→ **Task brief**:
Extract the whole listing as it stands. Do not include the pictures.

□ □ □ □ □ □ □

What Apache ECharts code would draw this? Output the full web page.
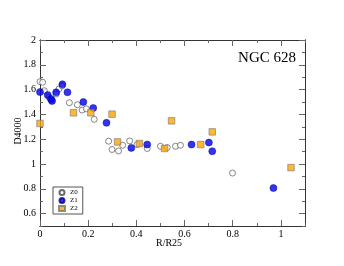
<!DOCTYPE html>
<html><head><meta charset="utf-8">
<script src="https://cdn.jsdelivr.net/npm/echarts@6/dist/echarts.min.js"></script>
<style>html,body{margin:0;padding:0;background:#fff}#c{width:344px;height:266px}</style>
</head><body><div id="c"></div>
<script>
var z0 = [[0,1.664],[0.011,1.659],[0.018,1.591],[0.0375,1.54],[0.05,1.516],[0.067,1.564],[0.079,1.605],[0.092,1.63],
  [0.122,1.494],[0.155,1.478],[0.175,1.435],[0.192,1.445],[0.225,1.36],
  [0.285,1.184],[0.299,1.117],[0.326,1.105],[0.343,1.151],[0.372,1.186],[0.403,1.157],[0.445,1.125],
  [0.5,1.143],[0.528,1.133],[0.5625,1.143],[0.583,1.151],[0.799,0.927]];
var z1 = [[0,1.58],[0.032,1.556],[0.045,1.525],[0.05,1.508],[0.067,1.578],[0.093,1.643],[0.114,1.578],
  [0.18,1.5],[0.221,1.451],[0.276,1.332],[0.379,1.13],[0.445,1.157],[0.629,1.157],[0.701,1.173],[0.715,1.103],[0.969,0.806]];
var z2 = [[0,1.327],[0.139,1.413],[0.211,1.413],[0.299,1.402],[0.322,1.178],[0.4125,1.165],[0.517,1.125],
  [0.546,1.348],[0.667,1.157],[0.715,1.259],[1.042,0.971]];
var yMajor = [0.6,0.8,1.0,1.2,1.4,1.6,1.8,2.0];
var xMajor = [0,0.2,0.4,0.6,0.8,1.0];
var seriesNames = ['Z0','Z1','Z2'];

var FONT = 'Liberation Serif';
var AX = '#333';
function fmt1(v){ return String(+(+v).toFixed(1)); }
function base(extra){
  var o = {type:'value', splitLine:{show:false},
    axisLine:{show:true,onZero:false,lineStyle:{color:AX,width:1}},
    axisTick:{show:true,inside:true,length:3,lineStyle:{color:'#666'}},
    axisLabel:{show:false}};
  for (var k in extra) o[k]=extra[k];
  return o;
}
var chart = echarts.init(document.getElementById('c'), null, {renderer:'canvas'});
chart.setOption({
  animation:false,
  grid:{left:40,right:39,top:40,bottom:40,containLabel:false},
  xAxis:[
    base({position:'bottom',min:0,max:1.1,interval:0.1,
      axisLabel:{show:true,customValues:xMajor,formatter:fmt1,fontFamily:FONT,fontSize:10,color:'#000',margin:3}}),
    base({position:'bottom',min:0,max:1.1,axisTick:{show:true,inside:true,length:6,customValues:xMajor,lineStyle:{color:'#666'}}}),
    base({position:'top',min:0,max:1.1,interval:0.1}),
    base({position:'top',min:0,max:1.1,axisTick:{show:true,inside:true,length:6,customValues:xMajor,lineStyle:{color:'#666'}}})
  ],
  yAxis:[
    base({position:'left',min:0.5,max:2,interval:0.1,
      axisLabel:{show:true,customValues:yMajor,formatter:fmt1,fontFamily:FONT,fontSize:10,color:'#000',margin:4}}),
    base({position:'left',min:0.5,max:2,axisTick:{show:true,inside:true,length:6,customValues:yMajor,lineStyle:{color:'#666'}}}),
    base({position:'right',min:0.5,max:2,interval:0.1}),
    base({position:'right',min:0.5,max:2,axisTick:{show:true,inside:true,length:6,customValues:yMajor,lineStyle:{color:'#666'}}})
  ],
  legend:{show:true,orient:'vertical',left:53,top:187,itemWidth:6,itemHeight:5,itemGap:1,
    padding:[2,5,2,5],borderColor:'#555',borderWidth:1,backgroundColor:'#fff',
    textStyle:{fontFamily:FONT,fontSize:7,lineHeight:7,color:'#000'},data:seriesNames},
  series:[
    {name:seriesNames[0],type:'scatter',data:z0,symbol:'circle',symbolSize:6,
      itemStyle:{color:'#fff',borderColor:'#444',borderWidth:0.8},z:3},
    {name:seriesNames[1],type:'scatter',data:z1,symbol:'circle',symbolSize:7,
      itemStyle:{color:'#0000ee',borderColor:'#00008b',borderWidth:0.6},z:4},
    {name:seriesNames[2],type:'scatter',data:z2,symbol:'rect',symbolSize:6.5,
      itemStyle:{color:'#ffa500',borderColor:'#777',borderWidth:0.8},z:5}
  ],
  graphic:[
    {type:'text',right:48,top:51,style:{text:'NGC 628',font:'15px "Liberation Serif"',fill:'#000'}},
    {type:'text',left:156,top:238,style:{text:'R/R25',font:'10px "Liberation Serif"',fill:'#000'}},
    {type:'text',x:18,y:131,rotation:Math.PI/2,style:{text:'D4000',font:'10px "Liberation Serif"',fill:'#000',align:'center',verticalAlign:'middle'}}
  ]
});
</script></body></html>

□ □ □ □ □ □ □

→ **Problem solution**:
What Apache ECharts code would draw this? Output the full web page.
<!DOCTYPE html>
<html><head><meta charset="utf-8">
<script src="https://cdn.jsdelivr.net/npm/echarts@6/dist/echarts.min.js"></script>
<style>html,body{margin:0;padding:0;background:#fff}#c{width:344px;height:266px}</style>
</head><body><div id="c"></div>
<script>
var z0 = [[0,1.664],[0.011,1.659],[0.018,1.591],[0.0375,1.54],[0.05,1.516],[0.067,1.564],[0.079,1.605],[0.092,1.63],
  [0.122,1.494],[0.155,1.478],[0.175,1.435],[0.192,1.445],[0.225,1.36],
  [0.285,1.184],[0.299,1.117],[0.326,1.105],[0.343,1.151],[0.372,1.186],[0.403,1.157],[0.445,1.125],
  [0.5,1.143],[0.528,1.133],[0.5625,1.143],[0.583,1.151],[0.799,0.927]];
var z1 = [[0,1.58],[0.032,1.556],[0.045,1.525],[0.05,1.508],[0.067,1.578],[0.093,1.643],[0.114,1.578],
  [0.18,1.5],[0.221,1.451],[0.276,1.332],[0.379,1.13],[0.445,1.157],[0.629,1.157],[0.701,1.173],[0.715,1.103],[0.969,0.806]];
var z2 = [[0,1.327],[0.139,1.413],[0.211,1.413],[0.299,1.402],[0.322,1.178],[0.4125,1.165],[0.517,1.125],
  [0.546,1.348],[0.667,1.157],[0.715,1.259],[1.042,0.971]];
var yMajor = [0.6,0.8,1.0,1.2,1.4,1.6,1.8,2.0];
var xMajor = [0,0.2,0.4,0.6,0.8,1.0];
var seriesNames = ['Z0','Z1','Z2'];

var FONT = 'Liberation Serif';
var AX = '#333';
function fmt1(v){ return String(+(+v).toFixed(1)); }
function base(extra){
  var o = {type:'value', splitLine:{show:false},
    axisLine:{show:true,onZero:false,lineStyle:{color:AX,width:1}},
    axisTick:{show:true,inside:true,length:3,lineStyle:{color:'#666'}},
    axisLabel:{show:false}};
  for (var k in extra) o[k]=extra[k];
  return o;
}
var chart = echarts.init(document.getElementById('c'), null, {renderer:'canvas'});
chart.setOption({
  animation:false,
  grid:{left:40,right:39,top:40,bottom:40,containLabel:false},
  xAxis:[
    base({position:'bottom',min:0,max:1.1,interval:0.1,
      axisLabel:{show:true,customValues:xMajor,formatter:fmt1,fontFamily:FONT,fontSize:10,color:'#000',margin:3}}),
    base({position:'bottom',min:0,max:1.1,axisTick:{show:true,inside:true,length:6,customValues:xMajor,lineStyle:{color:'#666'}}}),
    base({position:'top',min:0,max:1.1,interval:0.1}),
    base({position:'top',min:0,max:1.1,axisTick:{show:true,inside:true,length:6,customValues:xMajor,lineStyle:{color:'#666'}}})
  ],
  yAxis:[
    base({position:'left',min:0.5,max:2,interval:0.1,
      axisLabel:{show:true,customValues:yMajor,formatter:fmt1,fontFamily:FONT,fontSize:10,color:'#000',margin:4}}),
    base({position:'left',min:0.5,max:2,axisTick:{show:true,inside:true,length:6,customValues:yMajor,lineStyle:{color:'#666'}}}),
    base({position:'right',min:0.5,max:2,interval:0.1}),
    base({position:'right',min:0.5,max:2,axisTick:{show:true,inside:true,length:6,customValues:yMajor,lineStyle:{color:'#666'}}})
  ],
  legend:{show:true,orient:'vertical',left:53,top:187,itemWidth:6,itemHeight:5,itemGap:1,
    padding:[2,5,2,5],borderColor:'#555',borderWidth:1,backgroundColor:'#fff',
    textStyle:{fontFamily:FONT,fontSize:7,lineHeight:7,color:'#000'},data:seriesNames},
  series:[
    {name:seriesNames[0],type:'scatter',data:z0,symbol:'circle',symbolSize:6,
      itemStyle:{color:'#fff',borderColor:'#444',borderWidth:0.8},z:3},
    {name:seriesNames[1],type:'scatter',data:z1,symbol:'circle',symbolSize:7,
      itemStyle:{color:'#0000ee',borderColor:'#00008b',borderWidth:0.6},z:4},
    {name:seriesNames[2],type:'scatter',data:z2,symbol:'rect',symbolSize:6.5,
      itemStyle:{color:'#ffa500',borderColor:'#777',borderWidth:0.8},z:5}
  ],
  graphic:[
    {type:'text',right:48,top:51,style:{text:'NGC 628',font:'15px "Liberation Serif"',fill:'#000'}},
    {type:'text',left:156,top:238,style:{text:'R/R25',font:'10px "Liberation Serif"',fill:'#000'}},
    {type:'text',x:18,y:131,rotation:Math.PI/2,style:{text:'D4000',font:'10px "Liberation Serif"',fill:'#000',align:'center',verticalAlign:'middle'}}
  ]
});
</script></body></html>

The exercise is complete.